Description of the task: Write the lines out exactly as they stand, from the one containing "Output the LaTeX" through the one containing "(0,0) rectangle (752,881);", and only those. Omit pictures.

Given information:

(begin)

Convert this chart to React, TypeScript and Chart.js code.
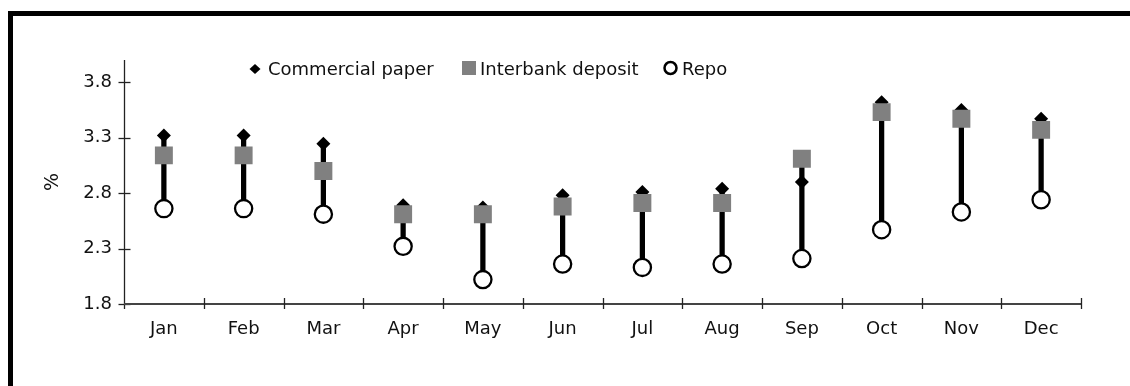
import React, { useEffect, useRef } from "react";
import { Chart, registerables } from "chart.js";

Chart.register(...registerables);

const months = ["Jan", "Feb", "Mar", "Apr", "May", "Jun", "Jul", "Aug", "Sep", "Oct", "Nov", "Dec"];
const commercialPaper = [3.32, 3.32, 3.245, 2.69, 2.67, 2.78, 2.81, 2.84, 2.9, 3.62, 3.55, 3.47];
const interbankDeposit = [3.14, 3.14, 3.0, 2.61, 2.61, 2.68, 2.71, 2.71, 3.11, 3.53, 3.47, 3.37];
const repo = [2.66, 2.66, 2.61, 2.32, 2.02, 2.16, 2.13, 2.16, 2.21, 2.47, 2.63, 2.74];
const yTicks = [1.8, 2.3, 2.8, 3.3, 3.8];
const legendLabels = ["Commercial paper", "Interbank deposit", "Repo"];

const FONT = '"DejaVu Sans", sans-serif';

const axesPlugin = {
  id: "crossAxes",
  beforeDatasetsDraw(chart: any) {
    const { ctx, chartArea, scales } = chart;
    const x = scales.x;
    const y = scales.y;
    ctx.save();
    // y axis
    ctx.strokeStyle = "#222";
    ctx.lineWidth = 1.3;
    const ax = chartArea.left + 0.5;
    ctx.beginPath();
    ctx.moveTo(ax, chartArea.top);
    ctx.lineTo(ax, chartArea.bottom + 5);
    ctx.stroke();
    // y ticks
    y.ticks.forEach((t: any) => {
      const py = Math.round(y.getPixelForValue(t.value)) + 0.5;
      ctx.beginPath();
      ctx.moveTo(ax - 6, py);
      ctx.lineTo(ax + 6, py);
      ctx.stroke();
    });
    // x axis
    ctx.strokeStyle = "#444";
    ctx.lineWidth = 2;
    const by = chartArea.bottom;
    ctx.beginPath();
    ctx.moveTo(chartArea.left, by);
    ctx.lineTo(chartArea.right, by);
    ctx.stroke();
    ctx.lineWidth = 1.3;
    ctx.strokeStyle = "#222";
    for (let i = 1; i <= months.length; i++) {
      const px = Math.round(x.getPixelForValue(i - 0.5)) + 0.5;
      ctx.beginPath();
      ctx.moveTo(px, by - 6);
      ctx.lineTo(px, by + 5);
      ctx.stroke();
    }
    ctx.restore();
  },
};

const legendPlugin = {
  id: "customLegend",
  afterDraw(chart: any) {
    const ctx = chart.ctx;
    ctx.save();
    ctx.font = "18px " + FONT;
    ctx.fillStyle = "#111";
    ctx.textBaseline = "alphabetic";
    // diamond
    const dx = 242, dy = 53;
    ctx.fillStyle = "#000";
    ctx.beginPath();
    ctx.moveTo(dx - 5.5, dy);
    ctx.lineTo(dx, dy - 5);
    ctx.lineTo(dx + 5.5, dy);
    ctx.lineTo(dx, dy + 5);
    ctx.closePath();
    ctx.fill();
    ctx.fillStyle = "#111";
    ctx.fillText(legendLabels[0], 255, 59);
    // square
    ctx.fillStyle = "#808080";
    ctx.fillRect(449, 45, 14, 14);
    ctx.fillStyle = "#111";
    ctx.fillText(legendLabels[1], 467, 59);
    // circle
    ctx.beginPath();
    ctx.arc(657.5, 52, 6, 0, Math.PI * 2);
    ctx.fillStyle = "#fff";
    ctx.fill();
    ctx.lineWidth = 2.5;
    ctx.strokeStyle = "#000";
    ctx.stroke();
    ctx.fillStyle = "#111";
    ctx.fillText(legendLabels[2], 669, 59);
    ctx.restore();
  },
};

export default function App() {
  const ref = useRef<HTMLCanvasElement | null>(null);

  useEffect(() => {
    if (!ref.current) return;
    const ranges = months.map((_, i) => {
      const vals = [commercialPaper[i], interbankDeposit[i], repo[i]];
      return [Math.min(...vals), Math.max(...vals)];
    });
    const chart = new Chart(ref.current, {
      type: "bar",
      data: {
        labels: months,
        datasets: [
          {
            type: "bar",
            label: "range",
            data: ranges as any,
            backgroundColor: "#000",
            barThickness: 4.6,
            order: 4,
          } as any,
          {
            type: "line",
            label: legendLabels[0],
            data: commercialPaper,
            showLine: false,
            pointStyle: "rectRot",
            pointRadius: 7,
            pointBackgroundColor: "#000",
            pointBorderWidth: 0,
            order: 3,
          },
          {
            type: "line",
            label: legendLabels[1],
            data: interbankDeposit,
            showLine: false,
            pointStyle: "rect",
            pointRadius: 12.7,
            pointBackgroundColor: "#808080",
            pointBorderWidth: 0,
            order: 2,
          },
          {
            type: "line",
            label: legendLabels[2],
            data: repo,
            showLine: false,
            pointStyle: "circle",
            pointRadius: 8.6,
            pointBackgroundColor: "#fff",
            pointBorderColor: "#000",
            pointBorderWidth: 2.3,
            order: 1,
          },
        ],
      },
      options: {
        responsive: false,
        animation: false,
        devicePixelRatio: 1,
        layout: { padding: { top: 44, right: 49, bottom: 42, left: 29 } },
        plugins: {
          legend: { display: false },
          tooltip: { enabled: false },
        },
        scales: {
          x: {
            type: "category",
            offset: true,
            grid: { display: false, drawTicks: false },
            border: { display: false },
            ticks: {
              color: "#111",
              font: { family: FONT, size: 18 },
              padding: 15,
              maxRotation: 0,
              autoSkip: false,
            },
            afterFit: (s: any) => {
              s.height = 40;
            },
          },
          y: {
            type: "linear",
            min: 1.8,
            max: 4.0,
            grid: { display: false, drawTicks: false },
            border: { display: false },
            afterBuildTicks: (s: any) => {
              s.ticks = yTicks.map((v) => ({ value: v }));
            },
            ticks: {
              color: "#111",
              font: { family: FONT, size: 18 },
              padding: 12,
              callback: (v: any) => Number(v).toFixed(1),
            },
            title: {
              display: true,
              text: "%",
              color: "#111",
              font: { family: FONT, size: 19 },
              padding: 0,
            },
            afterFit: (s: any) => {
              s.width = 82;
            },
          },
        },
      },
      plugins: [axesPlugin, legendPlugin],
    });
    return () => chart.destroy();
  }, []);

  return (
    <div>
      <div
        style={{
          position: "fixed",
          left: 8,
          top: 11,
          right: -40,
          bottom: -40,
          borderLeft: "5px solid #000",
          borderTop: "5px solid #000",
          background: "#fff",
        }}
      />
      <canvas
        ref={ref}
        width={1117}
        height={370}
        style={{ position: "fixed", left: 13, top: 16, width: 1117, height: 370 }}
      />
    </div>
  );
}
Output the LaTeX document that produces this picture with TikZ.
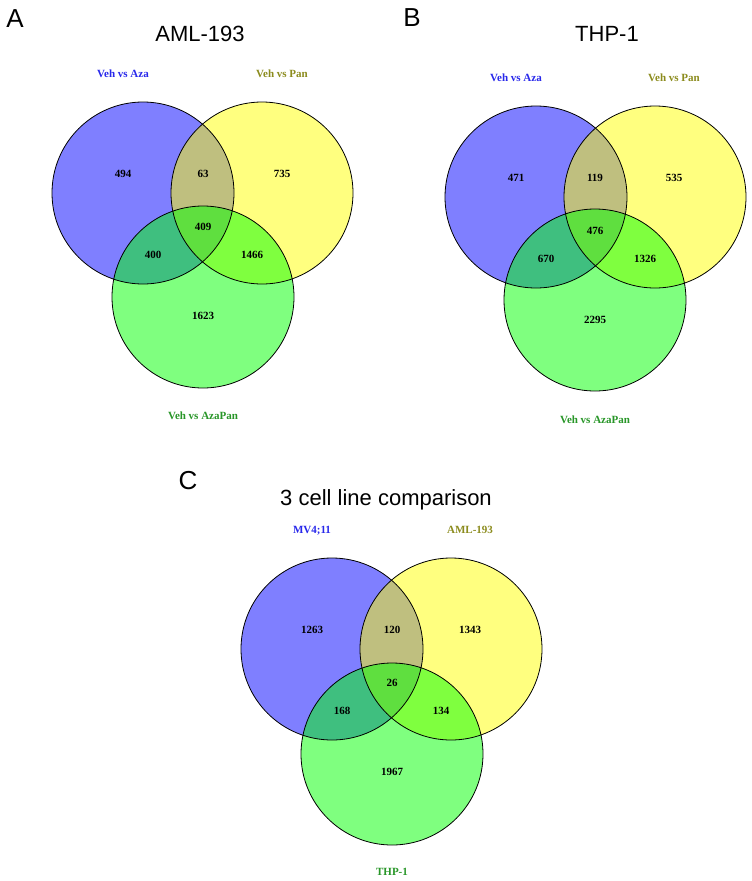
\documentclass[tikz,border=0pt]{standalone}
\usepackage{fontspec}
\setmainfont{Liberation Serif}
\newfontfamily\arialf{Liberation Sans}
\definecolor{vblue}{RGB}{0,0,255}
\definecolor{vyellow}{RGB}{255,255,0}
\definecolor{vgreen}{RGB}{0,255,0}
\definecolor{lblue}{RGB}{40,40,235}
\definecolor{lolive}{RGB}{140,140,30}
\definecolor{lgreen}{RGB}{40,150,40}
\begin{document}
\begin{tikzpicture}[x=1pt,y=-1pt,
  setfill/.style={fill=#1, fill opacity=0.5},
  ring/.style={draw=black, line width=0.8pt},
  num/.style={font=\bfseries\fontsize{11}{13}\selectfont, inner sep=0pt, anchor=base},
  lab/.style={font=\bfseries\fontsize{11}{13}\selectfont, inner sep=0pt, anchor=base, text=#1},
  ttl/.style={font=\arialf\fontsize{22}{26}\selectfont, inner sep=0pt, anchor=base},
  letter/.style={font=\arialf\fontsize{26}{30}\selectfont, inner sep=0pt, anchor=base}]
\useasboundingbox[fill=white] (0,0) rectangle (752,881);

% ---------- Panel A ----------
\coordinate (Ab) at (143,193);
\coordinate (Ay) at (262,193);
\coordinate (Ag) at (203,297);
\fill[setfill=vblue] (Ab) circle[radius=91pt];
\fill[setfill=vyellow] (Ay) circle[radius=91pt];
\fill[setfill=vgreen] (Ag) circle[radius=91pt];
\draw[ring] (Ab) circle[radius=91pt];
\draw[ring] (Ay) circle[radius=91pt];
\draw[ring] (Ag) circle[radius=91pt];
\node[letter] (lA) at (15,27) {A};
\node[ttl] (tA) at (200,41) {AML-193};
\node[lab=lblue] (aA1) at (123,77) {Veh vs Aza};
\node[lab=lolive] (aA2) at (282,77) {Veh vs Pan};
\node[lab=lgreen] (aA3) at (203,419) {Veh vs AzaPan};
\node[num] (nA1) at (123,177) {494};
\node[num] (nA2) at (203,177) {63};
\node[num] (nA3) at (282,177) {735};
\node[num] (nA4) at (203,230) {409};
\node[num] (nA5) at (153,258) {400};
\node[num] (nA6) at (252,258) {1466};
\node[num] (nA7) at (203,319) {1623};

% ---------- Panel B ----------
\coordinate (Bb) at (536,197);
\coordinate (By) at (655,197);
\coordinate (Bg) at (595,300);
\fill[setfill=vblue] (Bb) circle[radius=91pt];
\fill[setfill=vyellow] (By) circle[radius=91pt];
\fill[setfill=vgreen] (Bg) circle[radius=91pt];
\draw[ring] (Bb) circle[radius=91pt];
\draw[ring] (By) circle[radius=91pt];
\draw[ring] (Bg) circle[radius=91pt];
\node[letter] (lB) at (412,26) {B};
\node[ttl] (tB) at (607,41) {THP-1};
\node[lab=lblue] (aB1) at (516,81) {Veh vs Aza};
\node[lab=lolive] (aB2) at (674,81) {Veh vs Pan};
\node[lab=lgreen] (aB3) at (595,423) {Veh vs AzaPan};
\node[num] (nB1) at (516,181) {471};
\node[num] (nB2) at (595,181) {119};
\node[num] (nB3) at (674,181) {535};
\node[num] (nB4) at (595,234) {476};
\node[num] (nB5) at (546,262) {670};
\node[num] (nB6) at (645,262) {1326};
\node[num] (nB7) at (595,323) {2295};

% ---------- Panel C ----------
\coordinate (Cb) at (332,649);
\coordinate (Cy) at (451,649);
\coordinate (Cg) at (392,754);
\fill[setfill=vblue] (Cb) circle[radius=91pt];
\fill[setfill=vyellow] (Cy) circle[radius=91pt];
\fill[setfill=vgreen] (Cg) circle[radius=91pt];
\draw[ring] (Cb) circle[radius=91pt];
\draw[ring] (Cy) circle[radius=91pt];
\draw[ring] (Cg) circle[radius=91pt];
\node[letter] (lC) at (188,489) {C};
\node[ttl] (tC) at (386,505) {3 cell line comparison};
\node[lab=lblue] (aC1) at (312,533) {MV4;11};
\node[lab=lolive] (aC2) at (470,533) {AML-193};
\node[lab=lgreen] (aC3) at (392,875) {THP-1};
\node[num] (nC1) at (312,633) {1263};
\node[num] (nC2) at (392,633) {120};
\node[num] (nC3) at (470,633) {1343};
\node[num] (nC4) at (392,686) {26};
\node[num] (nC5) at (342,714) {168};
\node[num] (nC6) at (441,714) {134};
\node[num] (nC7) at (392,775) {1967};
\end{tikzpicture}
\end{document}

(end)

Complete output:
Output the LaTeX document that produces this picture with TikZ.
\documentclass[tikz,border=0pt]{standalone}
\usepackage{fontspec}
\setmainfont{Liberation Serif}
\newfontfamily\arialf{Liberation Sans}
\definecolor{vblue}{RGB}{0,0,255}
\definecolor{vyellow}{RGB}{255,255,0}
\definecolor{vgreen}{RGB}{0,255,0}
\definecolor{lblue}{RGB}{40,40,235}
\definecolor{lolive}{RGB}{140,140,30}
\definecolor{lgreen}{RGB}{40,150,40}
\begin{document}
\begin{tikzpicture}[x=1pt,y=-1pt,
  setfill/.style={fill=#1, fill opacity=0.5},
  ring/.style={draw=black, line width=0.8pt},
  num/.style={font=\bfseries\fontsize{11}{13}\selectfont, inner sep=0pt, anchor=base},
  lab/.style={font=\bfseries\fontsize{11}{13}\selectfont, inner sep=0pt, anchor=base, text=#1},
  ttl/.style={font=\arialf\fontsize{22}{26}\selectfont, inner sep=0pt, anchor=base},
  letter/.style={font=\arialf\fontsize{26}{30}\selectfont, inner sep=0pt, anchor=base}]
\useasboundingbox[fill=white] (0,0) rectangle (752,881);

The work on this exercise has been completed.